Haben Sie heute schon ein E-Mail verfasst, das Potenzial hätte, Sie in eine Romanze zu stürzen? Nein? Sicher? Sie wissen schon: Ein kleiner Vertippser, und aus ein paar form- und schmucklosen Zeilen kann der Beginn einer großen Liebe werden. Diese Fantasie bedient Daniel Glattauers 2006 erschienener Bestseller „Gut gegen Nordwind“: Aus einer Magazinabo-Kündigung an die falsche Adresse ergibt sich ein intimer, neckischer Flirt.

Das Besondere an dieser Romanze: Sie floriert in einer Parallelwelt, in der die Sehnsucht nicht durch echte Begegnungen gebrochen wird und jedes geschriebene Wort vieldeutig bleiben kann. Als Bühnenadaption hat der Stoff gut funktioniert, er wurde schon in den Wiener Kammerspielen und im Grazer Schauspielhaus aufgeführt, wo die Darsteller, in rosa und blaue Pyjamas gekleidet, zugleich Nähe und Distanz spürbar machten: Diese Leute sind zusammen – auch wenn sie gar nicht zusammen sind.

Das Handy kommt mit ins Bett

In der Verfilmung, die erstaunlich lang auf sich warten ließ, geht das nicht auf: Regisseurin Vanessa Jopp begräbt in der deutschen Produktion alle Ambivalenzen, die der ursprüngliche E-Mail-Dialog anbietet – und weidet dafür die Geschwätzigkeit, die der Vorlage zu Recht auch vorgeworfen wurde, voll aus. Alexander Fehling spielt Leo, der in einer On-off-Beziehung feststeckt und eine Schwester (Ella Rumpf) hat, die ihn gern in spontane Polsterschlachten verwickelt. Emmi bekommen wir erst spät zu Gesicht: Nora Tschirner als Vorstadtfrau, mit schlecht sitzendem BH und einem Trampolin im Garten, das die Stiefkinder kaum noch benutzen. Der E-Mail-Verkehr mit Leo ist ihr eine willkommene Abwechslung zur eingeschlafenen Ehe. Das Handy nimmt sie jetzt mit ins Bett.

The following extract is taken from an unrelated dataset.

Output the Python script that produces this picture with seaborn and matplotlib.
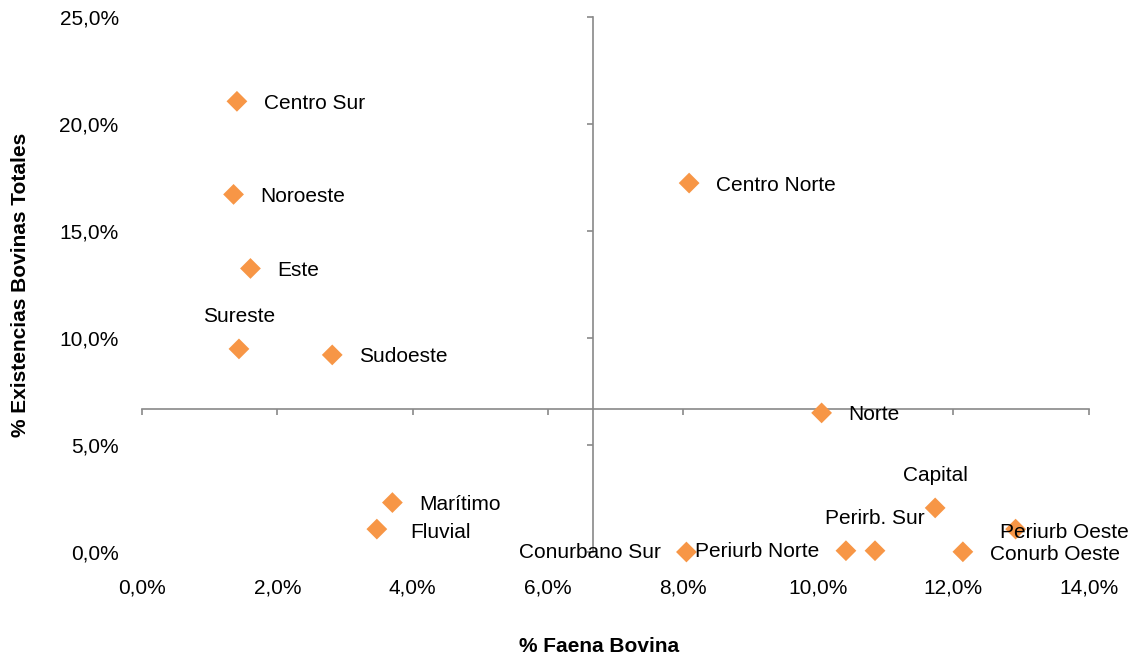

Die Dialoge sprechen die beiden aus dem Off (oder sichtbar via Sprachaufzeichnung ins Handy hinein), während sie Zucchini schneiden oder aus dem Fenster schauen. Ein Knistern ist dabei kaum spürbar, trotz aller Regieversuche, die örtlich Getrennten durch lebhafte Halluzinationen zumindest atmosphärisch zusammenzubringen. Dafür bleiben in der Deutung der Mails keine Zweifel offen. „Emmi schreiben ist Emmi küssen“, haucht Leo wie ein verliebtes Raubtier, anderswo spricht Emmi ein trockenes, nicht wirklich böse gemeintes, aber doch Verärgerung zum Ausdruck bringendes „Arschloch“. Alles so klar – dabei ist es doch der Reiz der Uneindeutigkeit, der dem Strudel selbstreferenzieller Säuseleien, in den sich die beiden Sprachverliebten ziehen lassen, überhaupt seinen Sinn gibt! Wenn diese Spannung verschwindet, bleibt vor allem Geschwafel.